Warning – this post contains some potentially distressing content.

Imagine this. Millions of people are kept happy on the simple condition that a certain lost soul on the far edge of things should live a life of lonely torment. The idea first appears in Dostoyevsky’s Brother’s Karamazov and was written about by Ursula Le Guin in The Ones Who Walk Away From Omelas.

How to describe the citizens of Omelas?

They were not simple folk, you see, though they were happy. They were not less complex than us. They were mature, intelligent, passionate adults.

Luxury shopping, healthcare, impressive buildings, transport, festivals, delicious food and fine music – all part of everyday life for the happy residents of Omelas.

Do you believe? Do you accept the festival, the city, the joy? No? Then let me describe one more thing.

In a basement under one of the beautiful public buildings of Omelas, or perhaps in the cellar of one of its spacious private homes, there is a room. It has one locked door, and no window. A little light seeps in dustily between cracks in the boards, second-hand from a cobwebbed window somewhere across the cellar. In one corner of the little room a couple of mops, with stiff, clotted, foul-smelling heads, stand near a rusty bucket. The room is about three paces long and two wide: a mere broom closet or disused tool room. In the room is a child. It could be a boy or a girl. It looks about six, but actually is nearly ten. The door is always locked; and nobody ever comes.

They all know it is there, all the people of Omelas. Some of them have come to see it; others are content merely to know it is there. Some of them understand why, and some do not; but they all understand that their happiness, the beauty of their city, the tenderness of their friendships, the health of their children, the wisdom of their scholars, the skills of their makers, even the abundance of their harvest and the kindly weathers of their skies, depend wholly on this child’s abominable misery.

They would like to do something for the child. But there is nothing they can do. If the child were brought up into the sunlight out of that vile place, if it were cleaned and fed and comforted, that would be a good thing, indeed; but if it were done, in that day and hour all the prosperity and beauty and delight of Omelas would wither and be destroyed. Those are the terms. To exchange all the goodness and grace of life in Omelas for that single, small improvement: to throw away the happiness of thousands for the chance of happiness of one.

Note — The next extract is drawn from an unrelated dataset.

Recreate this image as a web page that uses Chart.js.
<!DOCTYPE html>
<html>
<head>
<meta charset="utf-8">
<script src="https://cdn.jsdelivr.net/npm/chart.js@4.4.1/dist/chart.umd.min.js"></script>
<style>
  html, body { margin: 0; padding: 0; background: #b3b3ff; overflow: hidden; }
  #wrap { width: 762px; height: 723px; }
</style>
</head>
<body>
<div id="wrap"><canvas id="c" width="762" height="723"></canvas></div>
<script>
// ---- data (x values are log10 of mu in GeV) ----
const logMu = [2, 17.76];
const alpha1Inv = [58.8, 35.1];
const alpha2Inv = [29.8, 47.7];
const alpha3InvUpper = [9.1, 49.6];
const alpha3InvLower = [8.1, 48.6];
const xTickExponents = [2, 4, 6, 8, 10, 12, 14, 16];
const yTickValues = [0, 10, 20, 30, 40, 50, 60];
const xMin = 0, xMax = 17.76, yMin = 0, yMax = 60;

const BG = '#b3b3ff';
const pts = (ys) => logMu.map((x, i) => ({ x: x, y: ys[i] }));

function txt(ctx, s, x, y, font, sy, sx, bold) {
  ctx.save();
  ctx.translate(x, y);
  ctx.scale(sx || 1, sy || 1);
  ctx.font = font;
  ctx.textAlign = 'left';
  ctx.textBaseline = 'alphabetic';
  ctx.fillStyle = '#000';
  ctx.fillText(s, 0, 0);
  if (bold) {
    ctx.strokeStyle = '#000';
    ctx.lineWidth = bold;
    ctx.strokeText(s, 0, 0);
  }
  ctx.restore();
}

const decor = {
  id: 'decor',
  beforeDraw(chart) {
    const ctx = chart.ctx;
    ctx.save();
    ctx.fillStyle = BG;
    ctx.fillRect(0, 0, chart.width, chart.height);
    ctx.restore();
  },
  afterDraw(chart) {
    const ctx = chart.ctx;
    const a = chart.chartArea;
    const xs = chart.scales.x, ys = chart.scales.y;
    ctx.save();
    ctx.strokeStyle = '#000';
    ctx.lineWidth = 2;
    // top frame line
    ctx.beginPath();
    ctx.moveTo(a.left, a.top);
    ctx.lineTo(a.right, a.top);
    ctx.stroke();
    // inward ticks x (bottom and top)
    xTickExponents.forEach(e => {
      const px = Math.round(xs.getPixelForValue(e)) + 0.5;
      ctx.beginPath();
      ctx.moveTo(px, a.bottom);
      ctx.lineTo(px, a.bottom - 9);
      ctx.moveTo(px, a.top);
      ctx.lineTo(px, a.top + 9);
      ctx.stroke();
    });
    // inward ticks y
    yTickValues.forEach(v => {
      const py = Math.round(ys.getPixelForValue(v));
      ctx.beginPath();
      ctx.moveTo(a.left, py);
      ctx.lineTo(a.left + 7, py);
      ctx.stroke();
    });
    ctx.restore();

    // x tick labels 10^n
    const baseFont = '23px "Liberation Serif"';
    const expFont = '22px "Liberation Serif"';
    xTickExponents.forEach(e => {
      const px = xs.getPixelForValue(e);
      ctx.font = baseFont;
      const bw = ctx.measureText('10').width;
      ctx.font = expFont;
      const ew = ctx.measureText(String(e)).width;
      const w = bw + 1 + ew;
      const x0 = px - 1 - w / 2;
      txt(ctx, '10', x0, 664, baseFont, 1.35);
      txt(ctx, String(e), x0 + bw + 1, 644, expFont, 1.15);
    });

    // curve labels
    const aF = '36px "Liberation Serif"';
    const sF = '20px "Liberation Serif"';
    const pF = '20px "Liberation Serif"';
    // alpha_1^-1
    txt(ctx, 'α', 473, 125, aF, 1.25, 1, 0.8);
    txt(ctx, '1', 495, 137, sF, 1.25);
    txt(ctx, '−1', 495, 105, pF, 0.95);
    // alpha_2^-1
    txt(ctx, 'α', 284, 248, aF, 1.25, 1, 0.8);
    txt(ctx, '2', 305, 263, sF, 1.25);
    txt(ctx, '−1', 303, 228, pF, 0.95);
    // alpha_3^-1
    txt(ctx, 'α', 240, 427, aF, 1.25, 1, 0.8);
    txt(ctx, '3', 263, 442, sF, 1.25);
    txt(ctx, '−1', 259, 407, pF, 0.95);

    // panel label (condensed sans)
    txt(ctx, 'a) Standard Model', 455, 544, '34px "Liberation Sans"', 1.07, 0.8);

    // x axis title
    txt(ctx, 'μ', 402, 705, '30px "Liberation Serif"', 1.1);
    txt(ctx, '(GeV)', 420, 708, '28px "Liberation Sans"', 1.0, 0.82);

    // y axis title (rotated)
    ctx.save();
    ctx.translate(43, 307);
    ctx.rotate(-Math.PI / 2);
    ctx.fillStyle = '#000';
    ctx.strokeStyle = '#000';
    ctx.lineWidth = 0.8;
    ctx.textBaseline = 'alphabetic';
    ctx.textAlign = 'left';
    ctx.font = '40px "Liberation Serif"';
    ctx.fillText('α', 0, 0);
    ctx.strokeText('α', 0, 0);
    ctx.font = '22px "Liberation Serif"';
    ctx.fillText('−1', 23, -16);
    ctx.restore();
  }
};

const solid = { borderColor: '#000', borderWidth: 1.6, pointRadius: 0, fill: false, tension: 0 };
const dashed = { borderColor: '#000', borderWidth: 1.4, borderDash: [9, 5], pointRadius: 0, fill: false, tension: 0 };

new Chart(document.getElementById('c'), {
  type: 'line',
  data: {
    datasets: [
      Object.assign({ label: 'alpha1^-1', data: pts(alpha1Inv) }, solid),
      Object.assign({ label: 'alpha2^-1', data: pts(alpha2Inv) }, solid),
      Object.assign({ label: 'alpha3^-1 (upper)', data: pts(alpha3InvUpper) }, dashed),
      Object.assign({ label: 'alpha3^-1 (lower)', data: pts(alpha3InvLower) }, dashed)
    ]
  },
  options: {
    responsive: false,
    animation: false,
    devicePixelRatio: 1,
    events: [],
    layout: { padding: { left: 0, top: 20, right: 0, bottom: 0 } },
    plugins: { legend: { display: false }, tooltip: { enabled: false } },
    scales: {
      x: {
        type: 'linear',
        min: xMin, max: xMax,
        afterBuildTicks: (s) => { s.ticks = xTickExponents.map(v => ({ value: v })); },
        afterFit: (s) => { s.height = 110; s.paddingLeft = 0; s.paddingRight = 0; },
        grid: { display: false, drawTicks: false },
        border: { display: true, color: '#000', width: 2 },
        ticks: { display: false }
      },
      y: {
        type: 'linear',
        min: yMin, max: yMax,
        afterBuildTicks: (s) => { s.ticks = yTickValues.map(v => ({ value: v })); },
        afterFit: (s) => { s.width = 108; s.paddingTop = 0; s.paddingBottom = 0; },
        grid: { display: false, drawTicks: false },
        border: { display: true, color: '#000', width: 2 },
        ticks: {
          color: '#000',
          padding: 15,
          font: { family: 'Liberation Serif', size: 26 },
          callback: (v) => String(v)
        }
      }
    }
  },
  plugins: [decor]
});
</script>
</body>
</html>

I wonder, who is it that the child represents in our lives? The dying sea creature ingesting our plastic, the exhausted construction worker building the next luxury development, the person of different abilities who inconveniences our ways of working. It could be the abused woman, the man silently battling his suicidal thoughts, or the LGBTQIA person suffering at the expense of the office banter. The cost of our happiness is often unintended, making it even harder to speak up against the status quo and lead the change.

Theirs is no vapid, irresponsible happiness. They know that they, like the child, are not free. They know compassion. It is because of the child they are so gentle with their children.

At times one of the adolescent girls or boys who go to see the child does not go home to weep or rage, does not, in fact, go home at all. Sometimes also a man or woman much older falls silent for a day or two, and then leaves home. These people go out into the street, and walk down the street alone. They keep walking, and walk straight out of the city of Omelas, through the beautiful gates. Each one goes alone, youth or girl, man or woman. They go on. They leave Omelas, they walk ahead into the darkness, and they do not come back. The place they go towards is a place even less imaginable to most of us than the city of happiness. I cannot describe it at all. It is possible that it does not exist.

But they seem to know where they are going, the ones who walk away from Omelas.